Highlights & Insights

  • The most valuable contribution is Transforming "interruptibility" from an engineering experience issue into a measurable capability. It highlights that models in real deployment are reasoning processes in a changing world.
  • The three error modes are highly explanatory. Reasoning leakage, panicked answering, and self-doubt correspond to gaps in stop-control, budget regulation, and context trust, respectively.
  • The dynamic update construction is clever. The "modify then restore" approach in math tasks ensures the model is truly absorbing updates rather than relying on memorized answers.
  • Insights for agent systems: Multi-agent collaboration and IDE agents naturally involve interruptions and environment changes, making this benchmark more representative of interactive deployment risks than traditional one-shot math problems.

Limitations & Future Work

  • Task scope is narrow. Primarily covers math and coding due to long trajectories and automated verification; multi-turn QA, research assistants, and tool-use are not yet included.
  • Interruption forms are idealized.

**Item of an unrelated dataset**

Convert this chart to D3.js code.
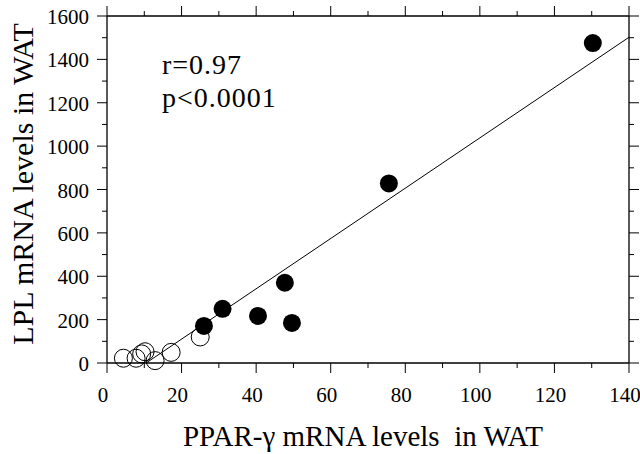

Experiments use single, clean, pre-set interruptions, whereas real users might provide noisy, continuous, or contradictory updates.
  • Incomplete closed-source evaluation. Many APIs do not expose internal reasoning or allow mid-trace updates, necessitating approximate proxies.
  • Diagnostic focus. The paper does not propose interruption-aware training or new decoding constraints, which remains future work for post-training rewards.
  • Scale of manual updates. Although verified, larger-scale dynamic tasks require more systematic generation and verification processes.
  • vs Budget Forcing / S1: While budget forcing studies fixed token budgets, Ours emphasizes unpredictable interruptions and evaluates whether reasoning leaks into the answer area.
  • vs NoThinking: While NoThinking studies removing explicit thought, Ours truncates thoughts mid-way to see if partial trajectories support reliable answers.
  • vs Chain of Draft: Ours finds that compact reasoning does not automatically eliminate leakage, panic, or self-doubt.
  • vs Efficient Reasoning Training: Reminds researchers to optimize for "correct even when interrupted" alongside "correct with fewer tokens."

Rating

  • Novelty: ⭐⭐⭐⭐☆ Defines interruptibility as a systematic evaluation problem for long-reasoning models with a clear taxonomy.
  • Experimental Thoroughness: ⭐⭐⭐⭐☆ Covers multiple datasets, models, and ablation settings with solid reliability.
  • Writing Quality: ⭐⭐⭐⭐☆ Clear problem consciousness and intuitive naming of failure modes.
  • Value: ⭐⭐⭐⭐⭐ Highly relevant for interactive LLMs, IDE agents, and long-task reasoning systems.